What you get “for free”

  • A suggested moment cut from the long video.
  • Vertical cropping suitable for Shorts/TikTok.
  • Captions/subtitles added as a baseline.

What I tested and what I found

Based on the workflows shown in the video:

  • Title screens: Underlord generated a set of images matching the reference style, and “Generate a video” turned an image into an animated title clip you can insert into the timeline.
  • Mistake fixes: Swapping words in the script and regenerating updated both the audio and the on-camera mouth movement for the edited phrase.
  • Bulk actions: Running multiple instructions in one Underlord prompt removed longer silences, improved audio, and applied background blur across the edit in one pass.
  • Translation/dubbing: The translate + dub workflow produced a new language version quickly enough to feel like a “single-click” operation once the settings were chosen.
  • Clips: The clip generator produced fewer clips than requested in the example, but returned usable vertical clips fast—complete with captions and auto-framing.

FAQ

Do I need to be an animator to make title screens in Descript?
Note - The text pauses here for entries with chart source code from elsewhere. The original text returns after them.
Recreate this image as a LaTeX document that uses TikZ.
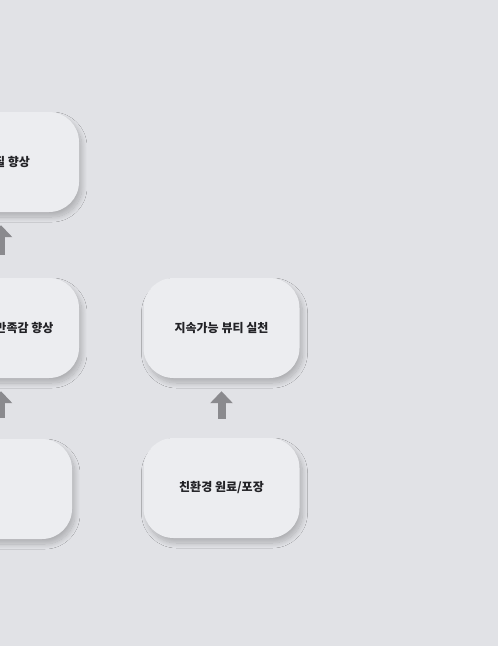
\documentclass[tikz,border=0pt]{standalone}
\usepackage{fontspec}
\setmainfont{Noto Sans CJK KR}
\usetikzlibrary{arrows.meta,shadows.blur}

\definecolor{bgcol}{HTML}{E1E2E6}
\definecolor{boxcol}{HTML}{ECEDF0}
\definecolor{arrcol}{HTML}{8A8A8E}
\definecolor{txtcol}{HTML}{222226}

\begin{document}
\begin{tikzpicture}[
    x=1pt,
    y=-1pt,
    stepbox/.style={rounded corners=30pt, fill=boxcol, text=txtcol,
      minimum width=156pt, minimum height=100pt,
      font=\fontsize{12}{14}\selectfont\bfseries,
      blur shadow={shadow xshift=3pt, shadow yshift=-5pt,
        shadow blur radius=5pt, shadow blur steps=14, shadow opacity=22}},
    uparrow/.style={draw=arrcol, line width=8pt,
      -{Triangle[width=22pt,length=12pt]}, shorten >=13pt}]

    % Background
    \fill[bgcol] (0,0) rectangle (498,646);
    \useasboundingbox (0,0) rectangle (498,646);

    % Left column
    \node[stepbox] (quality) at (1,162) {고품질 향상};
    \node[stepbox] (satisfy) at (1,328) {소비자의 만족감 향상};
    \node[stepbox, minimum width=204pt] (test) at (-30,489) {효능 테스트};

    % Right column
    \node[stepbox] (green) at (221.5,328) {지속가능 뷰티 실천};
    \node[stepbox] (eco) at (221.5,488) {친환경 원료/포장};

    % Arrows
    \draw[uparrow, shorten <=23pt] (satisfy) -- (quality);
    \draw[uparrow, shorten <=21pt] (test.north -| satisfy.south) -- (satisfy);
    \draw[uparrow, shorten <=19pt] (eco) -- (green);
  \end{tikzpicture}
\end{document}
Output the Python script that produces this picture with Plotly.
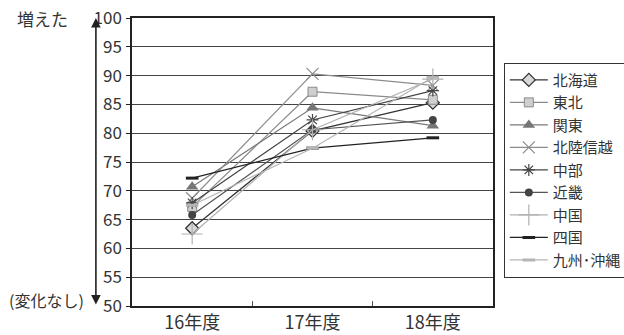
import plotly.graph_objects as go

years = ["16年度", "17年度", "18年度"]

hokkaido = [63.5, 80.4, 85.3]
tohoku = [67.2, 87.2, 85.8]
kanto = [70.7, 84.4, 81.3]
hokuriku = [68.7, 90.3, 88.3]
chubu = [67.9, 82.3, 87.4]
kinki = [65.8, 80.6, 82.3]
chugoku = [62.5, 80.6, 89.4]
shikoku = [72.2, 77.4, 79.2]
kyushu = [67.5, 77.4, 89.7]

y_ticks = [50, 55, 60, 65, 70, 75, 80, 85, 90, 95, 100]

FONT = "Noto Sans CJK JP"

series = [
    ("北海道", hokkaido, "#333333", dict(symbol="diamond", size=10, color="#d8d8d8", line=dict(color="#333333", width=1.3))),
    ("東北", tohoku, "#8a8a8a", dict(symbol="square", size=9, color="#cfcfcf", line=dict(color="#8a8a8a", width=1))),
    ("関東", kanto, "#7a7a7a", dict(symbol="triangle-up", size=11, color="#767676", line=dict(color="#767676", width=0))),
    ("北陸信越", hokuriku, "#8c8c8c", dict(symbol="x-thin-open", size=12, color="#8c8c8c", line=dict(color="#8c8c8c", width=1.2))),
    ("中部", chubu, "#444444", dict(symbol="asterisk-open", size=10, color="#444444", line=dict(color="#444444", width=1.2))),
    ("近畿", kinki, "#555555", dict(symbol="circle", size=8, color="#444444", line=dict(color="#444444", width=0))),
    ("中国", chugoku, "#b0b0b0", dict(symbol="cross-thin-open", size=15, color="#b0b0b0", line=dict(color="#b0b0b0", width=1.2))),
    ("四国", shikoku, "#222222", dict(symbol="line-ew-open", size=9, color="#222222", line=dict(color="#222222", width=3))),
    ("九州･沖縄", kyushu, "#b5b5b5", dict(symbol="line-ew-open", size=9, color="#b5b5b5", line=dict(color="#b5b5b5", width=3))),
]

fig = go.Figure()
for name, vals, lc, mk in series:
    fig.add_trace(go.Scatter(
        x=years, y=vals, name=name, mode="lines+markers",
        line=dict(color=lc, width=1.2), marker=mk,
    ))

fig.update_layout(
    width=624, height=335,
    margin=dict(l=132, r=131, t=18, b=29, autoexpand=False),
    paper_bgcolor="white", plot_bgcolor="white",
    font=dict(family=FONT, color="#333333", size=16),
    showlegend=True,
    legend=dict(
        x=1.03, y=0.845, xanchor="left", yanchor="top",
        bordercolor="#333333", borderwidth=1,
        font=dict(family=FONT, size=15, color="#333333"),
        tracegroupgap=0, itemwidth=38,
    ),
)

fig.update_xaxes(
    type="category", range=[-0.5, 2.5], automargin=False,
    showgrid=False, showline=True, linecolor="#222222", linewidth=1.5,
    mirror=True, ticks="inside", tickson="boundaries", ticklen=5,
    tickcolor="#555555", tickfont=dict(size=18, color="#333333"),
)
fig.update_yaxes(
    range=[50, 100], tickvals=y_ticks, showgrid=True, automargin=False,
    gridcolor="#444444", gridwidth=1.2,
    showline=True, linecolor="#222222", linewidth=1.5, mirror=True,
    ticks="outside", ticklen=4, tickcolor="#222222",
    tickfont=dict(size=17, color="#333333"), ticklabelstandoff=1,
    zeroline=False,
)

# double-headed arrow next to the value axis
fig.add_annotation(
    x=-0.1, y=1.0, xref="paper", yref="paper",
    ax=0, ay=288, axref="pixel", ayref="pixel",
    text="", showarrow=True, arrowhead=2, arrowside="end+start",
    arrowsize=1.2, arrowwidth=1.6, arrowcolor="#222222",
)
fig.add_annotation(
    x=-0.172, y=1.0, xref="paper", yref="paper", xanchor="right", yanchor="middle",
    text="増えた", showarrow=False, font=dict(size=17, color="#333333"),
)
fig.add_annotation(
    x=-0.128, y=0.02, xref="paper", yref="paper", xanchor="right", yanchor="middle",
    text="(変化なし)", showarrow=False, font=dict(size=16, color="#333333"),
)

fig.write_html("out.html")
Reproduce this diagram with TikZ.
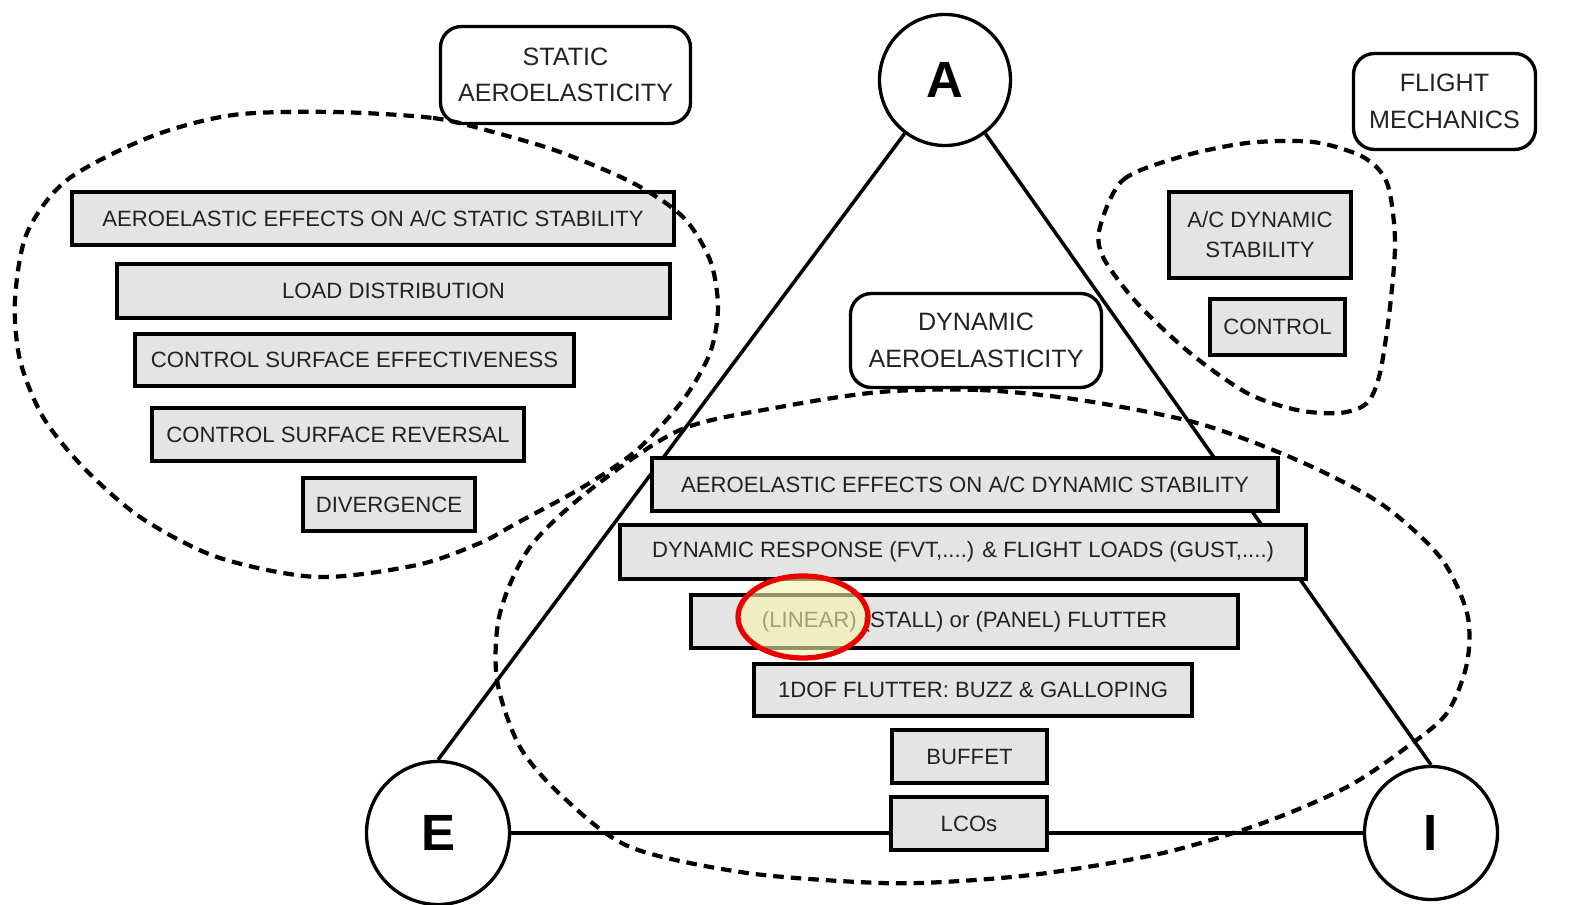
\documentclass[tikz,border=0pt]{standalone}
\usepackage{fontspec}
\setmainfont{Liberation Sans}
\usetikzlibrary{positioning, calc}

\definecolor{boxgray}{RGB}{228,228,228}
\definecolor{boxtext}{RGB}{34,34,34}
\definecolor{hlyellow}{RGB}{245,245,170}
\definecolor{hlred}{RGB}{235,0,0}

\begin{document}
\begin{tikzpicture}[
  x=0.02cm, y=-0.02cm,
  wh/.style 2 args={minimum width=#1*0.02cm, minimum height=#2*0.02cm},
  topic/.style={draw=black, fill=boxgray, line width=2.5pt, text=boxtext, align=center,
    inner sep=0pt, font=\fontsize{12.6}{17}\selectfont},
  field/.style={draw=black, fill=white, rounded corners=0.42cm, line width=1.9pt, text=boxtext,
    align=center, inner sep=0pt, font=\fontsize{14.3}{20.8}\selectfont},
  corner/.style={circle, draw=black, fill=white, line width=1.9pt, inner sep=0pt,
    font=\fontsize{29}{29}\selectfont\bfseries},
  side/.style={line width=2pt},
  group/.style={line width=2.4pt, dash pattern=on 6pt off 4pt},
  hlring/.style={draw=hlred, line width=3pt, fill=hlyellow, fill opacity=0.6}
]
\useasboundingbox (0,0) rectangle (1593,905);

% the three corners and the triangle
\node[corner, minimum size=131*0.02cm] (cA) at (945,80)  {A};
\node[corner, minimum size=143*0.02cm] (cE) at (438,833) {E};
\node[corner, minimum size=133*0.02cm] (cI) at (1431,833) {I};
\draw[side] (cA.233) -- (cE.north);
\draw[side] (cA.307) -- (cI.north);
\draw[side] (cE.east) -- (cI.west);

% static aeroelasticity topics
\node[topic, wh={602}{53}] (st1) at (373,218.5) {AEROELASTIC EFFECTS ON A/C STATIC STABILITY};
\node[topic, wh={553}{54}] (st2) at (393.5,291) {LOAD DISTRIBUTION};
\node[topic, wh={439}{52}] (st3) at (354.5,360) {CONTROL SURFACE EFFECTIVENESS};
\node[topic, wh={372}{53}] (st4) at (338,434.5) {CONTROL SURFACE REVERSAL};
\node[topic, wh={172}{53}] (st5) at (389,504.5) {DIVERGENCE};

% dynamic aeroelasticity topics
\node[topic, wh={626}{53}] (dy1) at (965,484.5) {AEROELASTIC EFFECTS ON A/C DYNAMIC STABILITY};
\node[topic, wh={686}{54}] (dy2) at (963,552) {DYNAMIC RESPONSE (FVT,....) \& FLIGHT LOADS (GUST,....)};
\node[topic, wh={547}{53}] (dy3) at (964.5,621.5) {(LINEAR) (STALL) or (PANEL) FLUTTER};
\node[topic, wh={438}{52}] (dy4) at (973,690) {1DOF FLUTTER: BUZZ \& GALLOPING};
\node[topic, wh={155}{53}] (dy5) at (969.5,756.5) {BUFFET};
\node[topic, wh={156}{53}] (dy6) at (969,823.5) {LCOs};

% flight mechanics topics
\node[topic, wh={182}{86}] (fm1) at (1260,235) {A/C DYNAMIC\\STABILITY};
\node[topic, wh={135}{56}] (fm2) at (1277.5,327) {CONTROL};

% field labels
\node[field, wh={250}{97}] (lstatic) at (565.5,75) {STATIC\\AEROELASTICITY};
\node[field, wh={251}{94}] (ldynamic) at (976,340.5) {DYNAMIC\\AEROELASTICITY};
\node[field, wh={182}{96}] (lflight) at (1444.5,101.5) {FLIGHT\\MECHANICS};

% dashed groupings
\draw[group] plot[smooth cycle] coordinates {
  (333,112) (433,118) (493,132) (560,152) (633,183) (683,217) (710,260) (718,307)
  (710,353) (683,400) (637,450) (583,487) (517,523) (480,543) (417,565) (317,577)
  (217,557) (140,517) (83,467) (43,417) (20,360) (15,300) (27,233) (67,180)
  (150,137) (233,115)};
\draw[group] plot[smooth cycle] coordinates {
  (880,392) (980,390) (1080,400) (1197,423) (1297,460) (1380,503) (1440,557)
  (1467,613) (1467,663) (1447,713) (1407,747) (1347,787) (1263,823) (1163,853)
  (1047,873) (960,881) (880,883) (747,873) (630,847) (563,797) (520,747)
  (497,680) (500,613) (530,547) (590,490) (680,430) (780,407)};
\draw[group] plot[smooth cycle] coordinates {
  (1100,227) (1123,180) (1180,157) (1247,143) (1313,142) (1363,157) (1387,183)
  (1395,240) (1390,307) (1380,373) (1367,403) (1340,413) (1297,410) (1247,393)
  (1190,353) (1137,303) (1103,257)};

% highlight
\draw[hlring] (803,617) ellipse [x radius=65, y radius=41];

\end{tikzpicture}
\end{document}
No. The workflow shown uses a reference style image plus AI-generated visuals, then turns those visuals into short animated clips you can place in your edit.

Can Descript AI really fix a spoken mistake on camera?

In the workflow demonstrated, yes: the script text is replaced, the audio is regenerated, and then the video is regenerated so the lips sync to the new words. Always replay and verify the result.

Will “Create clips” always make the exact number I request?

Not necessarily. The example shown requests three clips and returns two. Treat the number as a target, then review what you get back.

Is this the same as YouTube’s own translation features?

YouTube is experimenting with more translation/dubbing capabilities. The workflow here is about doing translation and dubbed speech inside Descript, with your chosen voice option—so you can control the result in your edit. If you’re comparing approaches, verify what YouTube currently supports in your account.